[DATASET EXCERPT]:
__________
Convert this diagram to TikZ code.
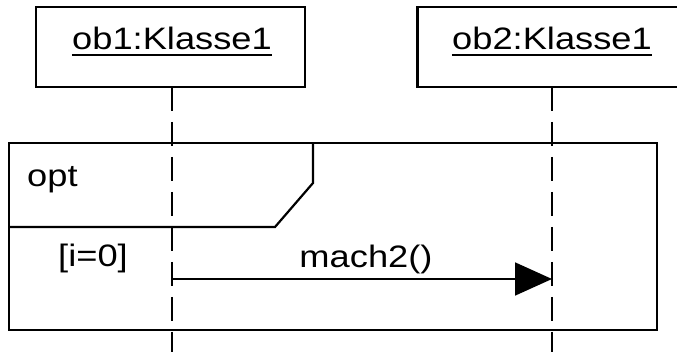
\documentclass[tikz,border=0pt]{standalone}
\usepackage{fontspec}
\setmainfont{Liberation Sans}
\usetikzlibrary{arrows.meta}
\newcommand{\wtext}[1]{\scalebox{1.17}[1]{#1}}
\begin{document}
\begin{tikzpicture}[x=1pt,y=-1pt,
  objbox/.style={draw, line width=2.2pt, minimum width=269pt, minimum height=80pt, inner sep=0pt},
  lbl/.style={font=\fontsize{31}{32}\selectfont, inner sep=0pt},
  lifeline/.style={line width=2.2pt, dash pattern=on 24pt off 11pt},
  framel/.style={line width=2.2pt},
  msg/.style={line width=1.8pt, -{Triangle[length=37pt,width=33pt]}}]
\useasboundingbox (0,0) rectangle (677,352);
% object boxes
\node[objbox] (b1) at (170.5,47) {};
\node[objbox] (b2) at (552,47) {};
\node[lbl, anchor=base] (t1) at (172,50) {\wtext{ob1:Klasse1}};
\node[lbl, anchor=base] (t2) at (552,50) {\wtext{ob2:Klasse1}};
\draw[line width=2pt] ([yshift=-5.5pt]t1.base west) -- ([yshift=-5.5pt]t1.base east);
\draw[line width=2pt] ([yshift=-5.5pt]t2.base west) -- ([yshift=-5.5pt]t2.base east);
% lifelines
\coordinate (e1) at (172,352);
\coordinate (e2) at (552,352);
\draw[lifeline] (172,87) -- (e1);
\draw[lifeline] (552,87) -- (e2);
% combined fragment
\draw[framel] (9,143) rectangle (657,330);
\draw[framel] (9,227) -- (275,227) -- (313,183) -- (313,143);
\node[lbl, anchor=base west] (opt) at (27,187) {\wtext{opt}};
\node[lbl, anchor=base] (guard) at (93,267) {\wtext{[i=0]}};
% message
\coordinate (m1) at (172,279);
\coordinate (m2) at (552,279);
\draw[msg] (m1) -- (m2);
\node[lbl, anchor=base] (ml) at (366,268) {\wtext{mach2()}};
\end{tikzpicture}
\end{document}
__________
[YOUR GOAL]:
Reproduce the material above in full and without alteration, but skip all pictures.

[FINISHED ANSWER]:
Convert this diagram to TikZ code.
\documentclass[tikz,border=0pt]{standalone}
\usepackage{fontspec}
\setmainfont{Liberation Sans}
\usetikzlibrary{arrows.meta}
\newcommand{\wtext}[1]{\scalebox{1.17}[1]{#1}}
\begin{document}
\begin{tikzpicture}[x=1pt,y=-1pt,
  objbox/.style={draw, line width=2.2pt, minimum width=269pt, minimum height=80pt, inner sep=0pt},
  lbl/.style={font=\fontsize{31}{32}\selectfont, inner sep=0pt},
  lifeline/.style={line width=2.2pt, dash pattern=on 24pt off 11pt},
  framel/.style={line width=2.2pt},
  msg/.style={line width=1.8pt, -{Triangle[length=37pt,width=33pt]}}]
\useasboundingbox (0,0) rectangle (677,352);
% object boxes
\node[objbox] (b1) at (170.5,47) {};
\node[objbox] (b2) at (552,47) {};
\node[lbl, anchor=base] (t1) at (172,50) {\wtext{ob1:Klasse1}};
\node[lbl, anchor=base] (t2) at (552,50) {\wtext{ob2:Klasse1}};
\draw[line width=2pt] ([yshift=-5.5pt]t1.base west) -- ([yshift=-5.5pt]t1.base east);
\draw[line width=2pt] ([yshift=-5.5pt]t2.base west) -- ([yshift=-5.5pt]t2.base east);
% lifelines
\coordinate (e1) at (172,352);
\coordinate (e2) at (552,352);
\draw[lifeline] (172,87) -- (e1);
\draw[lifeline] (552,87) -- (e2);
% combined fragment
\draw[framel] (9,143) rectangle (657,330);
\draw[framel] (9,227) -- (275,227) -- (313,183) -- (313,143);
\node[lbl, anchor=base west] (opt) at (27,187) {\wtext{opt}};
\node[lbl, anchor=base] (guard) at (93,267) {\wtext{[i=0]}};
% message
\coordinate (m1) at (172,279);
\coordinate (m2) at (552,279);
\draw[msg] (m1) -- (m2);
\node[lbl, anchor=base] (ml) at (366,268) {\wtext{mach2()}};
\end{tikzpicture}
\end{document}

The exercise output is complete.